がっかり
★☆☆☆☆
プライス・コレクションの展覧会も2回行きましたが、若冲が描いたというサインのある葡萄や虎や鶏などの絵と、この「鳥獣花木図」の屏風とが、同じ人によって描かれたとは信じられません。この屏風には若冲のサインやハンコがあるわけではないし、何かの証明書があるわけでもないので、どうして若冲の作品といえるのか不思議です。堂々とタイトルにも若冲の名前が記されている本なのですが、結局この絵を若冲が描いたんだということについてのちゃんとした説明は書かれていません。

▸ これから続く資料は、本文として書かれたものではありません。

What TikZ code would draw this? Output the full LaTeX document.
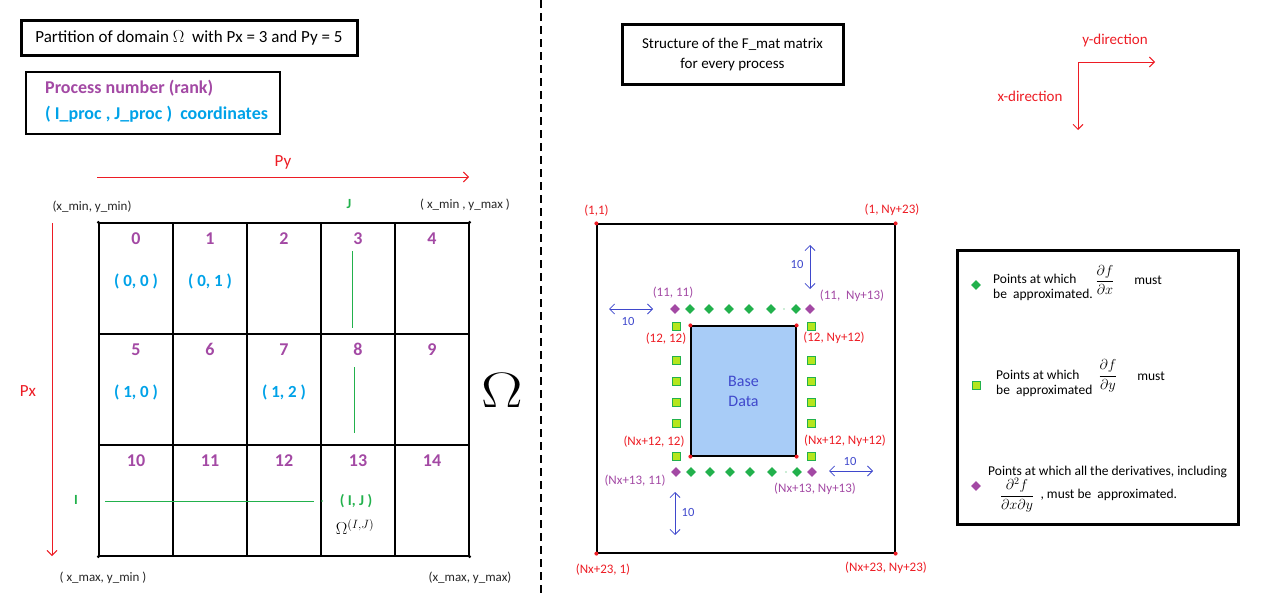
\documentclass[tikz,border=0pt]{standalone}
\usepackage[no-math]{fontspec}
\setmainfont{Carlito}
\usepackage{graphicx}
\usepackage{tikz}
\usetikzlibrary{positioning,shapes.geometric,arrows.meta}
\usepackage{xcolor}
\definecolor{rankpurple}{HTML}{A349A4}
\definecolor{coordcyan}{HTML}{00A2E8}
\definecolor{idxgreen}{HTML}{22B14C}
\definecolor{limegreen}{HTML}{B5E61D}
\definecolor{axisred}{HTML}{ED1C24}
\definecolor{dimblue}{HTML}{3F48CC}
\definecolor{basefill}{HTML}{A8CCF7}
\newcommand{\pxfont}[2]{\fontsize{#1}{#2}\selectfont}

\begin{document}
\begin{tikzpicture}[
      x=1pt, y=-1pt,
      >={Straight Barb[length=5pt,width=10pt]},
      every node/.style={inner sep=0pt, font=\pxfont{13}{15}},
      framebox/.style={draw, line width=3pt, align=center},
      cell/.style={draw, line width=1.2pt, minimum width=74pt, minimum height=111pt},
      rank/.style={text=rankpurple, font=\pxfont{18}{20}\bfseries},
      coordlab/.style={text=coordcyan, font=\pxfont{17}{20}\bfseries},
      cornerlab/.style={text=black!85},
      axisarrow/.style={->, line width=0.9pt, draw=axisred},
      axislab/.style={text=axisred, font=\pxfont{17}{20}},
      idx/.style={line width=1pt, draw=idxgreen},
      idxlab/.style={text=idxgreen, font=\pxfont{14}{16}\bfseries},
      redlab/.style={text=axisred},
      purplelab/.style={text=rankpurple},
      cornerdot/.style={circle, fill=axisred, minimum size=4pt},
      dxmark/.style={diamond, fill=idxgreen, minimum width=10pt, minimum height=10pt},
      dymark/.style={rectangle, draw=idxgreen, fill=limegreen, line width=0.8pt, minimum size=8pt},
      dxymark/.style={diamond, fill=rankpurple, minimum width=10pt, minimum height=10pt},
      dimarrow/.style={<->, line width=0.8pt, draw=dimblue},
      dimlab/.style={text=dimblue, font=\pxfont{12.5}{14}},
      frac/.style={font=\pxfont{14.4}{16}}
    ]
      \useasboundingbox (0,0) rectangle (1268,597);

      % left half: partition of the domain
      \node[framebox, minimum width=336pt, minimum height=35pt, font=\pxfont{17}{20}] (title) at (189,37.5)
        {Partition of domain $\Omega$\ \ with Px = 3 and Py = 5};
      \node[draw, line width=1.2pt, minimum width=254pt, minimum height=62pt] (key) at (153,103) {};
      \node[rank, anchor=west] (keyrank) at (45,88) {Process number (rank)};
      \node[coordlab, font=\pxfont{18}{20}\bfseries, below=26pt of keyrank.west, anchor=west] (keycoord)
        {( I\_proc , J\_proc )\ \ coordinates};

      \foreach \r in {0,1,2}
        \foreach \c in {0,...,4} {
          \pgfmathtruncatemacro{\rk}{5*\r+\c}
          \node[cell] (cell\rk) at ({136+74*\c},{278.5+111*\r}) {};
          \node[rank] (rank\rk) at ([yshift=-16pt]cell\rk.north) {\rk};
        }
      \foreach \a in {cell0.north west,cell4.north east,cell10.south west,cell14.south east}
        \fill (\a) circle (1.6pt);

      \node[coordlab] (coord0) at ([yshift=-3pt]cell0.center) {( 0, 0 )};
      \node[coordlab] (coord1) at ([yshift=-3pt]cell1.center) {( 0, 1 )};
      \node[coordlab] (coord5) at ([yshift=-3pt]cell5.center) {( 1, 0 )};
      \node[coordlab] (coord7) at ([yshift=-3pt]cell7.center) {( 1, 2 )};

      \node[cornerlab] (xminymin) at (92,207) {(x\_min, y\_min)};
      \node[cornerlab] (xminymax) at (465,205) {( x\_min , y\_max )};
      \node[cornerlab] (xmaxymin) at (103,578) {( x\_max, y\_min )};
      \node[cornerlab] (xmaxymax) at (470,578) {(x\_max, y\_max)};

      \draw[axisarrow] (97,177) -- (469,177);
      \node[axislab] (py) at (283,162) {Py};
      \draw[axisarrow] (52,223) -- (52,556);
      \node[axislab] (px) at (28,391) {Px};

      \node[idxlab] (jlab) at (349,204) {J};
      \node[idxlab] (ilab) at (76,500) {I};
      \draw[idx] (352,251) -- (352,328);
      \draw[idx] (354,367) -- (354,433);
      \draw[idx] (105,501) -- (314,501);
      \fill[idxgreen] (322,501) circle (0.8pt);
      \node[idxlab, font=\pxfont{15}{18}\bfseries] (ij) at (356,501) {( I, J )};
      \node[font=\pxfont{17.28}{18}] (omij) at (355,527) {$\Omega^{(I,J)}$};
      \node (omega) at (502,390) {\scalebox{3}[2.4]{\pxfont{20}{20}$\Omega$}};

      \draw[line width=1.2pt, dash pattern=on 8pt off 5pt] (541,0) -- (541,597);

      % right half: one F_mat block
      \node[framebox, minimum width=221pt, minimum height=60pt, font=\pxfont{15}{20}] (fmattitle) at (732.5,54)
        {Structure of the F\_mat matrix\\for every process};
      \coordinate (dir) at (1078,62);
      \draw[axisarrow] (dir) -- ++(77,0);
      \draw[axisarrow] (dir) -- ++(0,68);
      \node[axislab, font=\pxfont{15}{18}] (ydir) at (1115,41) {y-direction};
      \node[axislab, font=\pxfont{15}{18}] (xdir) at (1030,96) {x-direction};

      \node[draw, line width=1.2pt, minimum width=298pt, minimum height=329pt] (fmat) at (746,388.5) {};
      \node[draw, line width=1.2pt, fill=basefill, text=dimblue, align=center, font=\pxfont{16}{20},
            minimum width=105pt, minimum height=130pt] (base) at (743.5,391) {Base\\Data};
      \foreach \a in {north west,north east,south west,south east} {
        \node[cornerdot] at (fmat.\a) {};
        \node[cornerdot] at (base.\a) {};
      }

      \foreach \x in {690,709,729,749,771,796} {
        \node[dxmark] at (\x,309) {};
        \node[dxmark] at ({\x+1},472) {};
      }
      \foreach \y in {326,360,381,402,423,456} {
        \node[dymark] at (676,\y) {};
        \node[dymark] at (811,\y) {};
      }
      \node[dxymark] (c11) at (675,309) {};
      \node[dxymark] (c1n) at (810,309) {};
      \node[dxymark] (cn1) at (676,472) {};
      \node[dxymark] (cnn) at (812,472) {};
      \fill[idxgreen] (784,309) circle (0.7pt);
      \fill[idxgreen] (786,472) circle (0.7pt);

      \draw[dimarrow] (810,245) -- (810,289);
      \node[dimlab] at (797,264) {10};
      \draw[dimarrow] (609,309) -- (653,309);
      \node[dimlab] at (628,321) {10};
      \draw[dimarrow] (829,471) -- (873,471);
      \node[dimlab] at (850,461) {10};
      \draw[dimarrow] (675,492) -- (675,535);
      \node[dimlab] at (688,512) {10};

      \node[redlab, above=7pt of fmat.north west] {(1,1)};
      \node[redlab] at (892,210) {(1, Ny+23)};
      \node[redlab] at (603,570) {(Nx+23, 1)};
      \node[redlab] at (886,568) {(Nx+23, Ny+23)};
      \node[redlab] at (666,339) {(12, 12)};
      \node[redlab] at (834,338) {(12, Ny+12)};
      \node[redlab] at (654,442) {(Nx+12, 12)};
      \node[redlab] at (845,441) {(Nx+12, Ny+12)};
      \node[purplelab] at (673,293) {(11, 11)};
      \node[purplelab] at (852,296) {(11,\ \ Ny+13)};
      \node[purplelab] at (635,481) {(Nx+13, 11)};
      \node[purplelab] at (815,489) {(Nx+13, Ny+13)};

      % legend of the marks
      \node[framebox, minimum width=281pt, minimum height=274pt] (legend) at (1097.5,387) {};
      \node[dxmark] (lgdx) at (976,285) {};
      \node[anchor=west, align=left, font=\pxfont{13.5}{15}] (lgdxtext) at (993,287.5) {Points at which\\be\ \ approximated.};
      \node[frac] (lgdxfrac) at (1105,280) {$\displaystyle\frac{\partial f}{\partial x}$};
      \node[font=\pxfont{13.5}{15}] (lgdxmust) at (1148,280) {must};
      \node[dymark] (lgdy) at (976,385) {};
      \node[anchor=west, align=left, font=\pxfont{13.5}{15}] (lgdytext) at (996,383.5) {Points at which\\be\ \ approximated};
      \node[frac] (lgdyfrac) at (1108,376) {$\displaystyle\frac{\partial f}{\partial y}$};
      \node[font=\pxfont{13.5}{15}] (lgdymust) at (1151,376) {must};
      \node[dxymark] (lgdxy) at (976,486) {};
      \node[anchor=west, font=\pxfont{13.5}{15}] (lgdxytext) at (988,472) {Points at which all the derivatives, including};
      \node[frac] (lgdxyfrac) at (1017,495) {$\displaystyle\frac{\partial^2 f}{\partial x\partial y}$};
      \node[anchor=west, font=\pxfont{13.5}{15}, right=6pt of lgdxyfrac] (lgdxyend) {, must be\ \ approximated.};
    \end{tikzpicture}
\end{document}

そんなことは気にしないで図版だけ見るなら図版はきれいです。部分図の図版がたくさんあって、まんなかにとても短い文章があって、また図版がたくさん。値段はちょっと高いと思います。
生き物共生の理想郷を描いた作品か
★★★★★
これが江戸時代の作品かと疑いたくなるモダンさ。デジタルにコンピュータ処理でもしているのかと思わせる「升目処理」に驚かされる。一つ一つ絵の具を充填して描いていったのだから、根気の要る仕事であったと思う。
描かれている動植物は何十種類か、鶴や鶏などごく少数のものを除けば、日本では見ることのできない、異国の、あるいは空想上の生き物である点でも異色の作品である。
解説者はこの作品を「仏画」であり「写経」の意味を持っているのではないかと控えめに述べられている。なるほどと納得できる見方である。
私見では、釈迦涅槃図で、有象無象が寄り集まってくるのに、感じとして似ている。ただ主役としての釈迦本人がいない。生き物たちが仲よく寄り集まっている。すなわち、弱肉強食でない「共生」の姿、生き物の理想郷を描いているのではないかと思う。図案化、模様化することは、現実の生々しさを捨象して、より高次のの理想郷を示唆しているのではあるまいかということである。
訴えるものがあり、不思議な魅力を感じさせるユニークな作品である。